Ralph Northern was a singer who performed at New York nightclubs and toured the East Coast; he also worked for the city’s gas and electricity company, Consolidated Edison. Robert Northern’s mother, Nadie (Bell) Northern, had dreams of show business, too, but once in New York she took up sewing professionally. She later worked in retail.

Robert Northern began playing the bugle in elementary school, then graduated to the trumpet. As a boy growing up in the Bronx, New York, he would sit on the fire escape and play along to the sounds around him: street vendors’ cries, horses’ hooves clopping, crickets chirping. Much as alto saxophonist Eric Dolphy famously developed his craft by playing along to the songs of birds, the city’s soundscape became Northern’s teacher.

“The hawkers used to come through the neighborhood, selling watermelons and vegetables from horses and wagons, and I would have my bugle and I would imitate all the calls,” he told the website Open Sky Jazz in 2018. “I began to imitate the barking of dogs in the street. Anything I heard.”

He took up the French horn as a teenager, filling a vacancy in his high school symphony. His first public performance, in which he took a deft horn solo on Dvorak’s “New World Symphony,” immediately led to a scholarship offer from the Manhattan School of Music.

His education was interrupted when he received a draft notice in 1953 and joined the Air Force. After military service, he briefly returned to the conservatory, then traveled to Austria to study with Gottfried von Freiberg, the solo hornist at the Vienna Philharmonic.

He played in philharmonic orchestras in Austria and Germany while performing on the side as a blues singer. He returned to New York in 1958, after his father fell fatally ill, to help tend to his family.

Soon after, he joined the symphony at the Metropolitan Opera, where, he later recalled, as the only African American member he was often subjected to racist abuse — reminiscent of what he had endured from white officers in the military.

He was sometimes turned away from auditions he had been invited to after his racial identity became known. Still, he continued to work in orchestras, even while establishing himself as one of the few professional French hornists able to play jazz, alongside Julius Watkins and David Amram.

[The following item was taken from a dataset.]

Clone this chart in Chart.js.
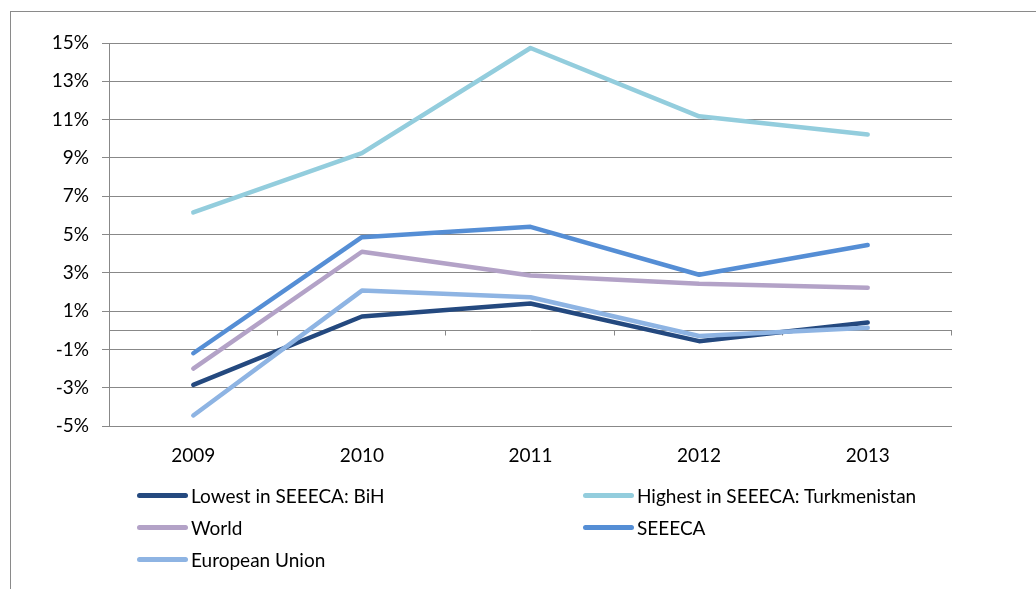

He joined a small group called the Society of Black Composers, while also working regularly in the bands of singers like Peggy Lee and Johnny Mathis. He taught music at a high school in the Bronx. He sometimes headed straight to his day job after performing or rehearsing all night.

After attending his first Sun Ra performance, at Slugs’ Saloon in the East Village in the mid-1960s, Northern felt an immediate kinship. “It wasn’t like a jazz band, this was like an orchestra,” he said. “And I went wild.”

He quickly joined the Arkestra and spent the next decade as a member. During this period, Sun Ra was pushing into abstract sonic terrain, blending free improvisation, space-age music and influences from across the globe with his background in big-band jazz.

In 1970, through trumpeter Don Cherry, Northern took a teaching position at Dartmouth College; it was there that students began calling him Brother Ah. He resisted the name until some students told him about the spiritual properties of the word “Ah” in other languages. In ancient Egypt, he was told, Ra had been the god of the sun, while Ah was the deity of the moon.

Northern also began traveling regularly to Ghana and elsewhere in Africa, studying the music of his ancestors.

In 1972, the Strata-East label released his first album as a leader, “Sound Awareness,” a spiritual-jazz collection featuring Max Roach on drums and Northern on a wide range of instruments. Comprising two lengthy tracks, the recording blended his love for natural sounds, the stylistic palette of Sun Ra and the lessons he had gleaned from his studies in Africa.

He self-released two more albums: “Move Ever Onward” (1975) and “Key to Nowhere” (1983). In 2016, Manufactured Recordings put out a boxed set, “Divine Music,” containing three previously unreleased albums he had made in the ’70s and ’80s.

He eventually settled with Watkins-Northern in Washington, where they raised their daughter, Dara. Both survive him, as do two sons from a previous marriage, Alex and Bushcka, and a brother, Gilbert.

Northern continued to teach in schools and youth programs until shortly before he died.